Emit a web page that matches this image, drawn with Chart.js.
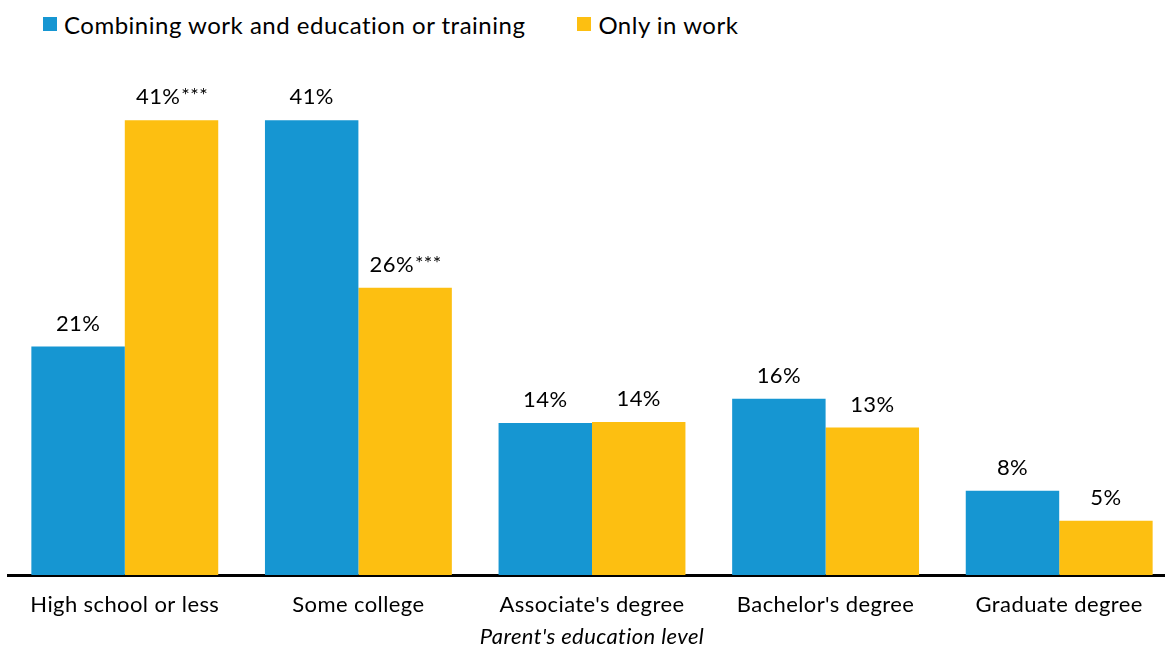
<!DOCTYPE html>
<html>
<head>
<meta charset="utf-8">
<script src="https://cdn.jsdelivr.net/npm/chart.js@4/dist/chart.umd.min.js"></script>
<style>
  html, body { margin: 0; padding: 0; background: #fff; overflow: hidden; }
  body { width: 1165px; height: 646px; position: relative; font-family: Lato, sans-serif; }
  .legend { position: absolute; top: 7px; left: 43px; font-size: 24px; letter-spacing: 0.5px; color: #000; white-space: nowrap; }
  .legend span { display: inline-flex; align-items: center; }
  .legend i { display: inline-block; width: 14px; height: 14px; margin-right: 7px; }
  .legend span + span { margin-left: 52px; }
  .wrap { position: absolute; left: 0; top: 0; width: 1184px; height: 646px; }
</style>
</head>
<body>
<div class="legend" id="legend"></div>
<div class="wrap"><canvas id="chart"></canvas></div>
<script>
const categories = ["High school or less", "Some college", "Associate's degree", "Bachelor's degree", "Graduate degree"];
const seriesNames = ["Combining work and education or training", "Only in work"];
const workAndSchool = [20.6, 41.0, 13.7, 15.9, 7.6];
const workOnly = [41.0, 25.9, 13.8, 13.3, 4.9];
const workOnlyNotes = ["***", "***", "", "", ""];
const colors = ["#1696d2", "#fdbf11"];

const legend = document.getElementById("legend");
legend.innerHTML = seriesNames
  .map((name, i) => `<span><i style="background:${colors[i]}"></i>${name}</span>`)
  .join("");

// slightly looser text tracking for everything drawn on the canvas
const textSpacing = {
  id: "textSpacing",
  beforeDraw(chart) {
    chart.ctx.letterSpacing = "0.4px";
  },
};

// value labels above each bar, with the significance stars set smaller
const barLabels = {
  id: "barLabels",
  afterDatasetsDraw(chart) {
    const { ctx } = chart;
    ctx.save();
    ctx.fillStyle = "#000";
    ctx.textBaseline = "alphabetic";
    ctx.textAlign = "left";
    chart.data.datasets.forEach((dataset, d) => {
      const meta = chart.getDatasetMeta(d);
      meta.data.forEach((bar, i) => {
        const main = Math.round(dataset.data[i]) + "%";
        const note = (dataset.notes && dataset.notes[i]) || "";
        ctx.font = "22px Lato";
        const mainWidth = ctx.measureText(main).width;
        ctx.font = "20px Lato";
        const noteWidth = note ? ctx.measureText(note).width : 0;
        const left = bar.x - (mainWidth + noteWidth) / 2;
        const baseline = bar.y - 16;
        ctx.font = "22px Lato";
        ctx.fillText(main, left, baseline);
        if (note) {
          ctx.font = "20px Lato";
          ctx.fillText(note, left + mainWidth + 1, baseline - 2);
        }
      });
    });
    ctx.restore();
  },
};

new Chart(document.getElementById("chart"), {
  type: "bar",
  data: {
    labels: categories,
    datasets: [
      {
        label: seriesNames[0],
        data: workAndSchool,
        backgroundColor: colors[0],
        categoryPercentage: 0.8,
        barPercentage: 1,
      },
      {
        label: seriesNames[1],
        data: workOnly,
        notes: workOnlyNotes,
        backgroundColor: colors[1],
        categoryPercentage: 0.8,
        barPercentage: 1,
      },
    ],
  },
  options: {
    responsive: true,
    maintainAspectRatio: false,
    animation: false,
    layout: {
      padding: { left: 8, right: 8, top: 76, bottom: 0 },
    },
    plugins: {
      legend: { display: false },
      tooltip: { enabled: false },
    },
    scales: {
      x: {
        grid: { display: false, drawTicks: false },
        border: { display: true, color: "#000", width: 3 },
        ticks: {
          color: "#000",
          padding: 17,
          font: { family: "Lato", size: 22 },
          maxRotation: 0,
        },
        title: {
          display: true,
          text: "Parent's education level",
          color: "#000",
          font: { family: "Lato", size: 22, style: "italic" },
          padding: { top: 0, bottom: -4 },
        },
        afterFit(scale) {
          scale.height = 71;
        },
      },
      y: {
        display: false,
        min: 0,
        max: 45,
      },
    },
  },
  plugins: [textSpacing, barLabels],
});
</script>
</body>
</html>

**Task details:**
Restate the whole of the material word for word without the pictures.

**Exercise answer:**
Emit a web page that matches this image, drawn with Chart.js.
<!DOCTYPE html>
<html>
<head>
<meta charset="utf-8">
<script src="https://cdn.jsdelivr.net/npm/chart.js@4/dist/chart.umd.min.js"></script>
<style>
  html, body { margin: 0; padding: 0; background: #fff; overflow: hidden; }
  body { width: 1165px; height: 646px; position: relative; font-family: Lato, sans-serif; }
  .legend { position: absolute; top: 7px; left: 43px; font-size: 24px; letter-spacing: 0.5px; color: #000; white-space: nowrap; }
  .legend span { display: inline-flex; align-items: center; }
  .legend i { display: inline-block; width: 14px; height: 14px; margin-right: 7px; }
  .legend span + span { margin-left: 52px; }
  .wrap { position: absolute; left: 0; top: 0; width: 1184px; height: 646px; }
</style>
</head>
<body>
<div class="legend" id="legend"></div>
<div class="wrap"><canvas id="chart"></canvas></div>
<script>
const categories = ["High school or less", "Some college", "Associate's degree", "Bachelor's degree", "Graduate degree"];
const seriesNames = ["Combining work and education or training", "Only in work"];
const workAndSchool = [20.6, 41.0, 13.7, 15.9, 7.6];
const workOnly = [41.0, 25.9, 13.8, 13.3, 4.9];
const workOnlyNotes = ["***", "***", "", "", ""];
const colors = ["#1696d2", "#fdbf11"];

const legend = document.getElementById("legend");
legend.innerHTML = seriesNames
  .map((name, i) => `<span><i style="background:${colors[i]}"></i>${name}</span>`)
  .join("");

// slightly looser text tracking for everything drawn on the canvas
const textSpacing = {
  id: "textSpacing",
  beforeDraw(chart) {
    chart.ctx.letterSpacing = "0.4px";
  },
};

// value labels above each bar, with the significance stars set smaller
const barLabels = {
  id: "barLabels",
  afterDatasetsDraw(chart) {
    const { ctx } = chart;
    ctx.save();
    ctx.fillStyle = "#000";
    ctx.textBaseline = "alphabetic";
    ctx.textAlign = "left";
    chart.data.datasets.forEach((dataset, d) => {
      const meta = chart.getDatasetMeta(d);
      meta.data.forEach((bar, i) => {
        const main = Math.round(dataset.data[i]) + "%";
        const note = (dataset.notes && dataset.notes[i]) || "";
        ctx.font = "22px Lato";
        const mainWidth = ctx.measureText(main).width;
        ctx.font = "20px Lato";
        const noteWidth = note ? ctx.measureText(note).width : 0;
        const left = bar.x - (mainWidth + noteWidth) / 2;
        const baseline = bar.y - 16;
        ctx.font = "22px Lato";
        ctx.fillText(main, left, baseline);
        if (note) {
          ctx.font = "20px Lato";
          ctx.fillText(note, left + mainWidth + 1, baseline - 2);
        }
      });
    });
    ctx.restore();
  },
};

new Chart(document.getElementById("chart"), {
  type: "bar",
  data: {
    labels: categories,
    datasets: [
      {
        label: seriesNames[0],
        data: workAndSchool,
        backgroundColor: colors[0],
        categoryPercentage: 0.8,
        barPercentage: 1,
      },
      {
        label: seriesNames[1],
        data: workOnly,
        notes: workOnlyNotes,
        backgroundColor: colors[1],
        categoryPercentage: 0.8,
        barPercentage: 1,
      },
    ],
  },
  options: {
    responsive: true,
    maintainAspectRatio: false,
    animation: false,
    layout: {
      padding: { left: 8, right: 8, top: 76, bottom: 0 },
    },
    plugins: {
      legend: { display: false },
      tooltip: { enabled: false },
    },
    scales: {
      x: {
        grid: { display: false, drawTicks: false },
        border: { display: true, color: "#000", width: 3 },
        ticks: {
          color: "#000",
          padding: 17,
          font: { family: "Lato", size: 22 },
          maxRotation: 0,
        },
        title: {
          display: true,
          text: "Parent's education level",
          color: "#000",
          font: { family: "Lato", size: 22, style: "italic" },
          padding: { top: 0, bottom: -4 },
        },
        afterFit(scale) {
          scale.height = 71;
        },
      },
      y: {
        display: false,
        min: 0,
        max: 45,
      },
    },
  },
  plugins: [textSpacing, barLabels],
});
</script>
</body>
</html>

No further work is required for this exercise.